4. Só para se ter uma idéia, o trailer começa com a frase: “Num país onde vale tudo, tudo pode acontecer!”
    • E qual a mentira mesmo? Aqui não vale tudo? Vale compra de reeleição, mensalão, valerioduto, CPIzza, jeitinho brasileiro, PCC... Aqui, camaradas, VALE TUDO e aí, TUDO PODE ACONTECER. A fama do brasileiro é essa mesma, de corrupto, malandro, de quem acha que vale tudo: de furar fila a roubar na hora de pagar a conta. Qualquer brasileiro que viajar ao exterior experimentará a desconfiança dos funcionários de hotéis, parques e lojas.
Não vou assistir esse filme porque é terror e, pra aterrorizar, bastam os jornais.
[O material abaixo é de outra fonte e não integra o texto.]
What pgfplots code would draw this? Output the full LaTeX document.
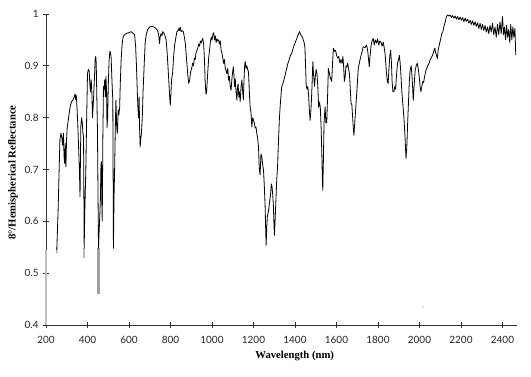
\documentclass[border=0pt]{standalone}
\usepackage{pgfplots}
\pgfplotsset{compat=1.18}
\usepackage{fontspec}
\setmainfont{Liberation Serif}
\newfontfamily\tickfont{Lato}
\begin{document}
\begin{tikzpicture}
\begin{axis}[
  name=ax,
  scale only axis,
  width=353.25pt, height=233.25pt,
  xmin=200, xmax=2470, ymin=0.4, ymax=1,
  clip=false,
  axis lines=left,
  axis line style={-, black!80, line width=0.5pt},
  xtick={200,400,600,800,1000,1200,1400,1600,1800,2000,2200,2400},
  ytick={0.4,0.5,0.6,0.7,0.8,0.9,1},
  yticklabels={0.4,0.5,0.6,0.7,0.8,0.9,1},
  tick align=center, major tick length=4pt,
  tick style={black!80, line width=0.5pt},
  /pgf/number format/1000 sep={},
  /pgf/number format/assume math mode=true,
  tick label style={font=\tickfont\fontsize{7.5}{9}\selectfont, text=black!85},
  xticklabel style={yshift=-3pt},
  xlabel={\bfseries Wavelength (nm)},
  ylabel={\bfseries 8°/Hemispherical Reflectance},
  label style={font=\fontsize{8}{10}\selectfont},
  xlabel style={at={([yshift=-23.25pt]rel axis cs:0.528,0)}, anchor=center},
  ylabel style={at={([xshift=-24.75pt]rel axis cs:0,0.49)}, anchor=center},
]
\addplot[gray!50, line width=2pt] coordinates {(200,0.4) (200,0.545)};
\addplot[gray!55, line width=1.4pt] coordinates {(384,0.53) (384,0.548)};
\addplot[gray!75, line width=1.6pt] coordinates {(453,0.46) (453,0.548)};
\addplot[gray!60, line width=1.2pt] coordinates {(251,0.538) (253,0.548)};
\addplot[only marks, mark=*, mark size=0.7pt, gray!25] coordinates {(2017,0.435)};
\addplot[black, line width=0.6pt, line join=round] table {
252 0.545
258 0.615
267 0.757
272 0.770
277 0.760
280 0.747
284 0.770
287 0.725
290 0.712
293 0.750
296 0.705
299 0.757
302 0.780
309 0.800
316 0.820
323 0.831
330 0.834
336 0.840
340 0.846
343 0.835
346 0.843
350 0.815
353 0.790
357 0.744
361 0.700
364 0.647
366 0.720
368 0.785
372 0.800
375 0.790
378 0.770
381 0.763
384 0.548
387 0.620
392 0.700
396 0.800
400 0.885
404 0.893
408 0.890
412 0.860
414 0.850
418 0.873
421 0.850
424 0.800
427 0.820
430 0.845
434 0.880
437 0.914
440 0.918
442 0.905
445 0.840
448 0.776
451 0.640
453 0.548
456 0.580
459 0.609
462 0.640
465 0.712
467 0.715
469 0.640
471 0.600
474 0.760
477 0.860
480 0.855
483 0.873
486 0.840
489 0.880
492 0.850
494 0.780
497 0.800
500 0.860
504 0.910
508 0.928
511 0.925
514 0.915
518 0.870
522 0.834
525 0.548
528 0.650
531 0.705
534 0.780
537 0.834
541 0.780
544 0.770
548 0.815
551 0.805
555 0.820
558 0.866
562 0.910
566 0.937
570 0.952
574 0.958
582 0.961
590 0.963
600 0.964
610 0.966
619 0.963
627 0.960
632 0.937
636 0.900
640 0.850
643 0.820
646 0.800
649 0.840
651 0.780
654 0.744
657 0.760
660 0.770
664 0.800
668 0.853
673 0.900
678 0.945
683 0.960
690 0.970
700 0.975
710 0.976
720 0.975
730 0.972
738 0.968
743 0.960
747 0.943
750 0.955
754 0.962
759 0.958
763 0.966
770 0.962
775 0.956
779 0.950
784 0.925
788 0.898
792 0.870
796 0.840
799 0.824
802 0.845
805 0.873
810 0.885
815 0.918
820 0.940
826 0.955
831 0.966
836 0.968
840 0.972
843 0.968
847 0.975
851 0.966
856 0.968
862 0.966
867 0.955
871 0.945
875 0.925
879 0.905
884 0.880
888 0.866
892 0.872
897 0.888
902 0.895
907 0.905
911 0.900
915 0.915
919 0.912
923 0.925
928 0.930
932 0.935
936 0.942
940 0.938
944 0.948
948 0.944
952 0.950
956 0.953
960 0.940
964 0.910
967 0.870
971 0.845
974 0.850
977 0.870
980 0.890
984 0.915
988 0.930
992 0.945
996 0.955
1000 0.950
1004 0.960
1008 0.964
1012 0.950
1016 0.958
1020 0.945
1024 0.952
1028 0.948
1032 0.950
1036 0.942
1040 0.948
1044 0.930
1048 0.925
1052 0.915
1056 0.905
1060 0.912
1064 0.895
1068 0.890
1072 0.885
1076 0.895
1080 0.872
1084 0.880
1088 0.860
1092 0.853
1096 0.875
1100 0.890
1103 0.898
1106 0.880
1109 0.860
1112 0.875
1116 0.850
1120 0.834
1123 0.860
1126 0.865
1129 0.840
1132 0.850
1136 0.831
1140 0.860
1144 0.873
1148 0.850
1151 0.834
1155 0.880
1158 0.905
1161 0.908
1164 0.895
1168 0.900
1172 0.893
1176 0.888
1180 0.850
1184 0.820
1188 0.810
1192 0.782
1196 0.800
1200 0.795
1204 0.790
1208 0.780
1212 0.782
1216 0.770
1220 0.760
1224 0.745
1228 0.700
1232 0.690
1236 0.730
1240 0.725
1244 0.710
1248 0.700
1252 0.670
1256 0.630
1259 0.580
1261 0.554
1264 0.590
1267 0.610
1270 0.615
1274 0.625
1278 0.640
1282 0.650
1286 0.672
1289 0.668
1292 0.655
1296 0.630
1299 0.590
1301 0.573
1304 0.600
1308 0.640
1312 0.680
1316 0.705
1320 0.750
1325 0.800
1330 0.830
1336 0.860
1342 0.866
1348 0.875
1354 0.885
1360 0.895
1366 0.905
1372 0.912
1378 0.920
1384 0.924
1390 0.932
1396 0.940
1402 0.946
1408 0.952
1413 0.958
1418 0.962
1422 0.966
1426 0.962
1431 0.958
1436 0.955
1440 0.950
1444 0.945
1448 0.935
1451 0.900
1454 0.862
1458 0.855
1462 0.860
1466 0.840
1470 0.810
1473 0.795
1477 0.815
1481 0.850
1486 0.908
1490 0.880
1494 0.860
1498 0.880
1502 0.893
1506 0.885
1510 0.860
1514 0.820
1518 0.830
1522 0.820
1526 0.780
1529 0.737
1532 0.680
1534 0.660
1537 0.720
1540 0.790
1545 0.821
1549 0.790
1553 0.790
1557 0.840
1561 0.895
1566 0.885
1572 0.875
1577 0.870
1581 0.905
1585 0.934
1590 0.928
1595 0.930
1601 0.920
1606 0.915
1611 0.918
1617 0.905
1622 0.912
1627 0.905
1631 0.918
1635 0.895
1638 0.870
1642 0.880
1646 0.900
1650 0.898
1654 0.905
1658 0.895
1662 0.886
1666 0.860
1670 0.828
1674 0.825
1678 0.800
1681 0.780
1684 0.766
1688 0.790
1693 0.820
1698 0.850
1705 0.895
1713 0.911
1721 0.924
1729 0.937
1737 0.935
1745 0.940
1750 0.930
1754 0.915
1758 0.898
1762 0.920
1766 0.937
1770 0.946
1777 0.953
1782 0.940
1787 0.950
1793 0.944
1798 0.952
1804 0.940
1809 0.948
1815 0.945
1820 0.938
1825 0.946
1830 0.935
1835 0.920
1840 0.890
1845 0.870
1849 0.866
1853 0.895
1857 0.920
1861 0.930
1865 0.905
1868 0.870
1872 0.850
1877 0.850
1881 0.860
1885 0.855
1889 0.880
1894 0.905
1899 0.912
1903 0.920
1907 0.905
1911 0.880
1915 0.850
1919 0.830
1925 0.800
1930 0.765
1935 0.721
1939 0.745
1943 0.790
1947 0.830
1951 0.870
1955 0.892
1960 0.900
1964 0.880
1968 0.850
1970 0.833
1974 0.860
1979 0.890
1984 0.900
1989 0.905
1994 0.895
1999 0.878
2003 0.860
2007 0.850
2011 0.860
2016 0.870
2020 0.868
2025 0.880
2030 0.890
2035 0.895
2040 0.900
2046 0.905
2050 0.910
2056 0.915
2062 0.920
2066 0.924
2070 0.930
2074 0.934
2078 0.925
2082 0.920
2086 0.914
2090 0.930
2095 0.940
2100 0.948
2104 0.955
2108 0.963
2112 0.965
2118 0.976
2124 0.985
2130 0.995
2136 0.998
2142 0.996
2148 0.998
2154 0.993
2160 0.997
2166 0.992
2172 0.996
2178 0.990
2184 0.995
2190 0.989
2196 0.994
2202 0.988
2208 0.993
2214 0.985
2220 0.992
2226 0.986
2232 0.990
2238 0.982
2244 0.988
2250 0.980
2256 0.987
2262 0.978
2268 0.985
2274 0.976
2280 0.983
2286 0.972
2292 0.982
2298 0.970
2304 0.980
2310 0.968
2316 0.978
2322 0.965
2328 0.975
2334 0.962
2340 0.978
2346 0.965
2352 0.982
2358 0.960
2364 0.975
2370 0.955
2376 0.980
2382 0.960
2388 0.985
2394 0.962
2400 0.995
2405 0.960
2410 0.975
2415 0.950
2420 0.978
2425 0.955
2430 0.970
2435 0.945
2440 0.980
2445 0.950
2450 0.975
2455 0.955
2460 0.972
2464 0.921
};
\end{axis}
\path ([shift={(-34.5pt,-39pt)}]ax.south west) ([shift={(10.5pt,10.5pt)}]ax.north east);
\end{tikzpicture}
\end{document}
Mas não vi nada de mais na história do filme, só a realidade.

É engraçado... Falou mal do Brasil, todo mundo se dói, mas CONSERTAR o que está errado, ninguém quer. O caráter nacional é esse mesmo... Furar fila, furar sinal vermelho, jeitinho brasileiro. Você pode até não fazer, ser correto e tal. Mas, como povo, somos sem caráter.